Ortega’s assertions about the resentful, barely literate mob were built in part on Martin Heidegger’s Being and Time . . . The Revolt of the Masses, . . . was a bestseller in 1930s Germany. Such success with the mass book-buying public of the Third Reich should have unnerved Ortega, but it didn’t. When he added a prologue in 1937, he neglected to mention the Nazis while decrying the “stifling monotony” mass man had imposed on Europe . . . . . . . Ortega scoffed at the idea that America, that “paradise of the masses,” could ever defend European civilization.

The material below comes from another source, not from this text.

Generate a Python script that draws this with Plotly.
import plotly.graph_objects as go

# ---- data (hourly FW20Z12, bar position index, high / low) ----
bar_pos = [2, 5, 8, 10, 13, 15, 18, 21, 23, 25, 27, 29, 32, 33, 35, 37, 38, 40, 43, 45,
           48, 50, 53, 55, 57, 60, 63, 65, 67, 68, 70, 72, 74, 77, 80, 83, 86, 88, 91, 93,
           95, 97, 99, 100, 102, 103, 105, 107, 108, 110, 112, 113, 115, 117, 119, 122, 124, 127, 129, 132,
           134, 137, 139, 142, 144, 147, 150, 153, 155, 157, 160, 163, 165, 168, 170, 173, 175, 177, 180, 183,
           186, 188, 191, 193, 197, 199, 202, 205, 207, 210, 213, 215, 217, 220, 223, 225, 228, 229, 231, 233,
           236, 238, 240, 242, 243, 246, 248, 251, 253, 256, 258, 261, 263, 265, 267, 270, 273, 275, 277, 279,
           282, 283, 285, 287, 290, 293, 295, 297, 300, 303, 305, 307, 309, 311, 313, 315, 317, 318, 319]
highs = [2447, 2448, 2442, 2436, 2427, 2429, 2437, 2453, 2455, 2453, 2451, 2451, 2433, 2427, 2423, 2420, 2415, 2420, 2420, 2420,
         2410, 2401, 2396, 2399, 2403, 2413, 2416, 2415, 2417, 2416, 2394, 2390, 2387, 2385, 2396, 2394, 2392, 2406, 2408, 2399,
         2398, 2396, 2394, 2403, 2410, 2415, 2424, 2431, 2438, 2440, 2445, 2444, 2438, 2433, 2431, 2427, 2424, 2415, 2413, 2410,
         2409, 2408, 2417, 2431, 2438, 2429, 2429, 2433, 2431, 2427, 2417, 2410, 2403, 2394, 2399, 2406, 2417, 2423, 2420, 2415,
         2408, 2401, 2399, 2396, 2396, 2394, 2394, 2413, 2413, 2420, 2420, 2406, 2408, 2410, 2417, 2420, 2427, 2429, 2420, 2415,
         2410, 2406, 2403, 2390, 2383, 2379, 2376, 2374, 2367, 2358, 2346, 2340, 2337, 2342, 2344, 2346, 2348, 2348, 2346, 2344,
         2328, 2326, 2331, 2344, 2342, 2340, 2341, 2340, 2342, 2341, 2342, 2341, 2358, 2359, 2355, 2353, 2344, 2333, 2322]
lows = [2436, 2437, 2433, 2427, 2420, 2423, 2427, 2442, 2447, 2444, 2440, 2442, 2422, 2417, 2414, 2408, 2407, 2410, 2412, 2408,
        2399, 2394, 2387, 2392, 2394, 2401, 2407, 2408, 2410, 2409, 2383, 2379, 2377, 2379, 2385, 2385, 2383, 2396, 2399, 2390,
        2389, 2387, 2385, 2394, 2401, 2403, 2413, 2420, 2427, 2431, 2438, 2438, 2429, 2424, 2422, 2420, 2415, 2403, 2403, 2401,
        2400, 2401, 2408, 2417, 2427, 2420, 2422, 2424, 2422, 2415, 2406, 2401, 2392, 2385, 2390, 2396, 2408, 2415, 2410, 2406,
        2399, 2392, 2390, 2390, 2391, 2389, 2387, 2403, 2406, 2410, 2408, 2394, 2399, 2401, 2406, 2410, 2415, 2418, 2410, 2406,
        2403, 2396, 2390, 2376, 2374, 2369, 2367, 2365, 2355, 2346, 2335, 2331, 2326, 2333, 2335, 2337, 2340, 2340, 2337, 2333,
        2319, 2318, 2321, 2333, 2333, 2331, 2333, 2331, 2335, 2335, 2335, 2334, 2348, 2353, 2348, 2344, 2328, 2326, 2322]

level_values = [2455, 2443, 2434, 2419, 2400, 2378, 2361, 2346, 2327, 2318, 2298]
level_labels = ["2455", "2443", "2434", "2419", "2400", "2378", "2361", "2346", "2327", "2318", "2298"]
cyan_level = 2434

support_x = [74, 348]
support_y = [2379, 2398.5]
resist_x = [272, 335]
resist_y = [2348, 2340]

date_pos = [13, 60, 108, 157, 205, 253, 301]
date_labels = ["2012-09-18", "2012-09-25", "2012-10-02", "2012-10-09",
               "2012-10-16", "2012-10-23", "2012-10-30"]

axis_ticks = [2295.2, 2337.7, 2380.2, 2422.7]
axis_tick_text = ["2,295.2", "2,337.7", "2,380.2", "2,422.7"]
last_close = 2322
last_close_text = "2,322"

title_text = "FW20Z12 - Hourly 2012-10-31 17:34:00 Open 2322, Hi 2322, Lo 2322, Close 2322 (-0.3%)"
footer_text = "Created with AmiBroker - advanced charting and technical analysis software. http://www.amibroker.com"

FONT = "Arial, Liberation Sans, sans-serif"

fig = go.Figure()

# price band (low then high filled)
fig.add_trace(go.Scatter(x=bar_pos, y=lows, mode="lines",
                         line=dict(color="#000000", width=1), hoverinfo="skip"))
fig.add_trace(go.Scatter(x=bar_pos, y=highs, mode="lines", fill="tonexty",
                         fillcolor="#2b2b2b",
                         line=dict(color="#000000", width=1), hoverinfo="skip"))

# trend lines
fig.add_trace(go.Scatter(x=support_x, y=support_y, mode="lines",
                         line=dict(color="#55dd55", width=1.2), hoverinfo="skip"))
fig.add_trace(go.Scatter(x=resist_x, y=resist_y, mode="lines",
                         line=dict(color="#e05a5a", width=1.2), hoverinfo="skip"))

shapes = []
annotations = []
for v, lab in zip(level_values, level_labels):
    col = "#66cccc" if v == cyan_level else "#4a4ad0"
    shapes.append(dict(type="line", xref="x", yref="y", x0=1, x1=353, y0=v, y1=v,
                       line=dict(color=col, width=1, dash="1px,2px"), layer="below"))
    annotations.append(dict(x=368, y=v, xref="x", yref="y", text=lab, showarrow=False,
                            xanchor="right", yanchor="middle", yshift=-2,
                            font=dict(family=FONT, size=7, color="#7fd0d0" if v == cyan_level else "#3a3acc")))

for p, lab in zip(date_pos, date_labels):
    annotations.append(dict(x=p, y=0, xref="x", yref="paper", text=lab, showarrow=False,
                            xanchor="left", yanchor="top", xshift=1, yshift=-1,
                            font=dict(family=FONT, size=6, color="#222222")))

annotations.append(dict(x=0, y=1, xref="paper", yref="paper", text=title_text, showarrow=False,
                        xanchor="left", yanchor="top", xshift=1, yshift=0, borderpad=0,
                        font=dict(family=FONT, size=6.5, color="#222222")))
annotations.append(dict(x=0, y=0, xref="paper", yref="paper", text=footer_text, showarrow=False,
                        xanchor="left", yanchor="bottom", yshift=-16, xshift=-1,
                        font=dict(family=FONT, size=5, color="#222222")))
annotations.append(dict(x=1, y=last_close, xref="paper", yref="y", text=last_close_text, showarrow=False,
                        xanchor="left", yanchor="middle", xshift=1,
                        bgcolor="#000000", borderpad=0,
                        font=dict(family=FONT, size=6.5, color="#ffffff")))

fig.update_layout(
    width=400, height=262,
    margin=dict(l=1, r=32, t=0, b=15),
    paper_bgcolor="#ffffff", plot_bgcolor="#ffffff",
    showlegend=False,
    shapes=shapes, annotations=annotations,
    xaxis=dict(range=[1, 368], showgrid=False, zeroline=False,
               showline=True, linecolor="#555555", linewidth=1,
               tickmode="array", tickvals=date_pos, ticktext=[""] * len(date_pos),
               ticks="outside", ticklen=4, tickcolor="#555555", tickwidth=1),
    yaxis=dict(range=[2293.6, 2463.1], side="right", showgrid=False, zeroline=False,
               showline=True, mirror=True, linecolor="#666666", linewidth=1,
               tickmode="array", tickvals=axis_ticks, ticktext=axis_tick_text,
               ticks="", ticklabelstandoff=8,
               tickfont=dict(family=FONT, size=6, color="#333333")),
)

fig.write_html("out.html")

More generally, the essay is about “How the Highbrows Killed Culture”:

The wildly successful attack on American popular culture in the 1950s was an outgrowth of noxious ideas that consumed the intellectual classes of the West in the first five decades of the 20th century—ideas so vague and so general that they were not discredited by the unprecedented flowering of popular art in the United States in the years after World War II. And, in the most savage of ironies, that attack ended up not changing popular culture for the better but instead has led to a popular culture so debased as to obviate parody.

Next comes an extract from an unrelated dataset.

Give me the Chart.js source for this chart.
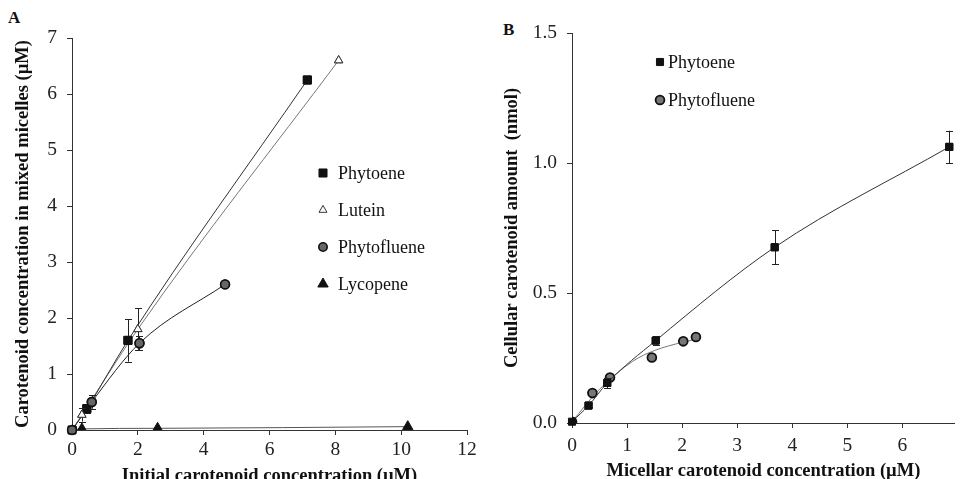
<!DOCTYPE html>
<html lang="en">
<head>
<meta charset="UTF-8">
<title>Carotenoid micellarization and cellular uptake</title>
<script src="https://cdn.jsdelivr.net/npm/chart.js"></script>
<style>
  body { margin: 0; width: 961px; height: 479px; overflow: hidden; background: #fff; position: relative; }
  .panel { position: absolute; top: 0; height: 490px; }
  #panelA { left: 0; width: 480px; }
  #panelB { left: 480px; width: 481px; }
  .tag { position: absolute; font: bold 17px 'Liberation Serif', serif; color: #111; }
</style>
</head>
<body>
<div class="tag" style="left:8px; top:8px;">A</div>
<div class="tag" style="left:503px; top:20px;">B</div>
<div class="panel" id="panelA"><canvas id="chartA"></canvas></div>
<div class="panel" id="panelB"><canvas id="chartB"></canvas></div>

<script>
// ---- Panel A: carotenoid in mixed micelles vs initial concentration (uM)
const phytoeneA_x = [0, 0.45, 1.7, 7.15];
const phytoeneA_y = [0, 0.38, 1.6, 6.25];
const phytoeneA_err = [0, 0.08, 0.38, 0];
const luteinA_x = [0, 0.3, 2.0, 8.1];
const luteinA_y = [0, 0.27, 1.8, 6.6];
const luteinA_err = [0, 0.12, 0.37, 0];
const phytoflueneA_x = [0, 0.6, 2.05, 4.65];
const phytoflueneA_y = [0, 0.5, 1.55, 2.6];
const phytoflueneA_err = [0, 0.12, 0.13, 0];
const lycopeneA_x = [0, 0.3, 2.6, 10.2];
const lycopeneA_y = [0, 0.02, 0.03, 0.06];

// ---- Panel B: cellular carotenoid amount (nmol) vs micellar concentration (uM)
const phytoeneB_x = [0, 0.3, 0.64, 1.52, 3.68, 6.85];
const phytoeneB_y = [0.005, 0.067, 0.154, 0.317, 0.676, 1.062];
const phytoeneB_err = [0, 0.006, 0.02, 0.016, 0.065, 0.062];
const phytoflueneB_x = [0, 0.37, 0.69, 1.45, 2.02, 2.25];
const phytoflueneB_y = [0.005, 0.115, 0.175, 0.252, 0.314, 0.331];
// fitted trend for phytofluene
const phytoflueneFitB_x = [0, 0.5, 1.1, 1.5, 2.0, 2.25];
const phytoflueneFitB_y = [0.005, 0.13, 0.237, 0.279, 0.31, 0.322];

const xTicksA = [0, 2, 4, 6, 8, 10, 12];
const yTicksA = [0, 1, 2, 3, 4, 5, 6, 7];
const xTicksB = [0, 1, 2, 3, 4, 5, 6];
const yTicksB = [0, 0.5, 1.0, 1.5];

const serif = "'Liberation Serif', 'Times New Roman', serif";

function pts(xs, ys) {
  return xs.map((x, i) => ({ x: x, y: ys[i] }));
}

function drawMarker(ctx, shape, x, y, r, fill, stroke, lw) {
  ctx.beginPath();
  if (shape === 'rect') {
    const h = r * Math.SQRT1_2;
    ctx.rect(x - h, y - h, 2 * h, 2 * h);
  } else if (shape === 'circle') {
    ctx.arc(x, y, r, 0, Math.PI * 2);
  } else {
    let a = 0;
    ctx.moveTo(x + Math.sin(a) * r, y - Math.cos(a) * r);
    a += Math.PI * 2 / 3;
    ctx.lineTo(x + Math.sin(a) * r, y - Math.cos(a) * r);
    a += Math.PI * 2 / 3;
    ctx.lineTo(x + Math.sin(a) * r, y - Math.cos(a) * r);
    ctx.closePath();
  }
  ctx.fillStyle = fill;
  ctx.fill();
  ctx.lineWidth = lw;
  ctx.strokeStyle = stroke;
  ctx.stroke();
}

// vertical error bars with caps, markers redrawn on top
const errorBars = {
  id: 'errorBars',
  afterDatasetsDraw(chart) {
    const ctx = chart.ctx;
    const ys = chart.scales.y;
    chart.data.datasets.forEach((ds, i) => {
      if (!ds.errors) return;
      const meta = chart.getDatasetMeta(i);
      ctx.save();
      ctx.strokeStyle = '#222';
      ctx.lineWidth = 1;
      meta.data.forEach((pt, j) => {
        const e = ds.errors[j];
        if (!e) return;
        const v = ds.data[j].y;
        const top = ys.getPixelForValue(v + e);
        const bot = ys.getPixelForValue(v - e);
        const x = Math.round(pt.x) + 0.5;
        ctx.beginPath();
        ctx.moveTo(x, top); ctx.lineTo(x, bot);
        ctx.moveTo(x - 3.5, Math.round(top) + 0.5); ctx.lineTo(x + 3.5, Math.round(top) + 0.5);
        ctx.moveTo(x - 3.5, Math.round(bot) + 0.5); ctx.lineTo(x + 3.5, Math.round(bot) + 0.5);
        ctx.stroke();
      });
      ctx.restore();
      meta.data.forEach((pt) => {
        drawMarker(ctx, ds.pointStyle, pt.x, pt.y, ds.pointRadius,
          ds.pointBackgroundColor, ds.pointBorderColor, ds.pointBorderWidth);
      });
    });
  }
};

const markerLegend = {
  id: 'markerLegend',
  afterDraw(chart, args, opts) {
    const ctx = chart.ctx;
    ctx.save();
    ctx.font = '18px ' + serif;
    ctx.textBaseline = 'middle';
    opts.items.forEach((idx, i) => {
      const ds = chart.data.datasets[idx];
      const y = opts.y + i * opts.gap;
      drawMarker(ctx, ds.pointStyle, opts.x, y, opts.radius[i],
        ds.pointBackgroundColor, ds.pointBorderColor, ds.pointBorderWidth);
      ctx.fillStyle = '#111';
      ctx.fillText(ds.label, opts.x + opts.textOffset, y + 1);
    });
    ctx.restore();
  }
};

function series(label, xs, ys, errs, shape, r, fill, border, line, bw) {
  return {
    label: label,
    data: pts(xs, ys),
    errors: errs,
    showLine: true,
    borderColor: line,
    borderWidth: 1,
    cubicInterpolationMode: 'monotone',
    pointStyle: shape,
    pointRadius: r,
    pointHoverRadius: r,
    pointBackgroundColor: fill,
    pointBorderColor: border,
    pointBorderWidth: bw
  };
}

function axis(min, max, ticks, title, opts) {
  return {
    type: 'linear',
    min: min,
    max: max,
    afterBuildTicks: s => { s.ticks = ticks.map(v => ({ value: v })); },
    afterFit: opts.fit,
    border: { color: '#333', width: 1 },
    grid: { drawOnChartArea: false, drawTicks: true, tickLength: 5, tickColor: '#333' },
    ticks: {
      color: '#222',
      font: { family: serif, size: 19.5 },
      padding: opts.tickPad,
      maxRotation: 0,
      autoSkip: false,
      callback: opts.fmt || (v => v)
    },
    title: {
      display: true,
      text: title,
      color: '#111',
      font: { family: serif, size: 18.5, weight: 'bold' },
      padding: opts.titlePad
    }
  };
}

new Chart(document.getElementById('chartA'), {
  type: 'scatter',
  data: {
    datasets: [
      series('Phytoene', phytoeneA_x, phytoeneA_y, phytoeneA_err, 'rect', 5.7, '#111', '#111', '#333', 1),
      series('Lutein', luteinA_x, luteinA_y, luteinA_err, 'triangle', 4.8, '#fff', '#333', '#777', 1),
      series('Phytofluene', phytoflueneA_x, phytoflueneA_y, phytoflueneA_err, 'circle', 4.4, '#666', '#111', '#222', 1.6),
      series('Lycopene', lycopeneA_x, lycopeneA_y, null, 'triangle', 6, '#111', '#111', '#555', 1)
    ]
  },
  options: {
    responsive: true,
    maintainAspectRatio: false,
    animation: false,
    events: [],
    layout: { padding: { top: 38, right: 13, left: 0, bottom: 0 } },
    scales: {
      x: axis(0, 12, xTicksA, 'Initial carotenoid concentration (\u00b5M)',
        { fit: s => { s.height = 60; }, tickPad: 3, titlePad: { top: 0, bottom: 3 } }),
      y: axis(0, 7, yTicksA, 'Carotenoid concentration in mixed micelles (\u00b5M)',
        { fit: s => { s.width = 72; }, tickPad: 10, titlePad: { top: 12, bottom: 0 } })
    },
    plugins: {
      legend: { display: false },
      tooltip: { enabled: false },
      markerLegend: { x: 323, y: 173, gap: 37, textOffset: 15, items: [0, 1, 2, 3], radius: [5.7, 4.6, 4.2, 6] }
    }
  },
  plugins: [errorBars, markerLegend]
});

new Chart(document.getElementById('chartB'), {
  type: 'scatter',
  data: {
    datasets: [
      series('Phytoene', phytoeneB_x, phytoeneB_y, phytoeneB_err, 'rect', 5, '#111', '#111', '#333', 1),
      series('Phytofluene', phytoflueneB_x, phytoflueneB_y, null, 'circle', 4.4, '#777', '#111', 'rgba(0,0,0,0)', 1.8),
      {
        label: 'Phytofluene fit',
        data: pts(phytoflueneFitB_x, phytoflueneFitB_y),
        showLine: true,
        borderColor: '#777',
        borderWidth: 1,
        cubicInterpolationMode: 'monotone',
        pointRadius: 0
      }
    ]
  },
  options: {
    responsive: true,
    maintainAspectRatio: false,
    animation: false,
    events: [],
    layout: { padding: { top: 33, right: 0, left: 0, bottom: 0 } },
    scales: {
      x: axis(0, 6.95, xTicksB, 'Micellar carotenoid concentration (\u00b5M)',
        { fit: s => { s.height = 67; }, tickPad: 6, titlePad: { top: 0, bottom: 8 } }),
      y: axis(0, 1.5, yTicksB, 'Cellular carotenoid amount  (nmol)',
        { fit: s => { s.width = 92; }, tickPad: 10, titlePad: { top: 21, bottom: 0 }, fmt: v => v.toFixed(1) })
    },
    plugins: {
      legend: { display: false },
      tooltip: { enabled: false },
      markerLegend: { x: 180, y: 62, gap: 38, textOffset: 8, items: [0, 1], radius: [5, 4.4] }
    }
  },
  plugins: [errorBars, markerLegend]
});
</script>
</body>
</html>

Siegel can only tell part of the story here, and he focuses particularly on the character of the highbrow attack itself rather than upon the cultural content of what it attacked, but his essay does contain a few descriptions of what was produced by the middlebrow stance that the German-oid highbrows hated, and alas, via “the 60s,” killed:

“Twenty years ago,” a salesman revealed . . . “you couldn’t sell Beethoven out of New York. Today we sell Palestrina, Monteverdi, Gabrieli, and Renaissance and Baroque music in large quantities.” The public’s expanding taste and increased income produced a 250 percent growth in the number of local symphony orchestras between 1940 and 1955. In that same year, 1955, 15 million people paid to attend major league baseball games, while 35 million paid to attend classical music concerts. The New York Metropolitan Opera’s Saturday afternoon radio broadcast drew a listenership of 15 million out of an overall population of 165 million.

. . . as the sociologist David White, co-editor with Rosenberg of Mass Culture, noted, NBC spent $500,000 in 1956 to present a three-hour version of Shakespeare’s Richard III starring Laurence Olivier. The broadcast drew 50 million viewers; as many as 25 million watched all three hours.

Wow.  Ponder those numbers . . .

All in all, a great essay. A good corrective pull against certain tendencies that can be unleashed within you by reading three (non-“Germanoid”-in-spirit, I say) thinkers who explicitly or implicitly attack mass culture:  T.S. Eliot, Leo Strauss, and Alexis de Tocqueville.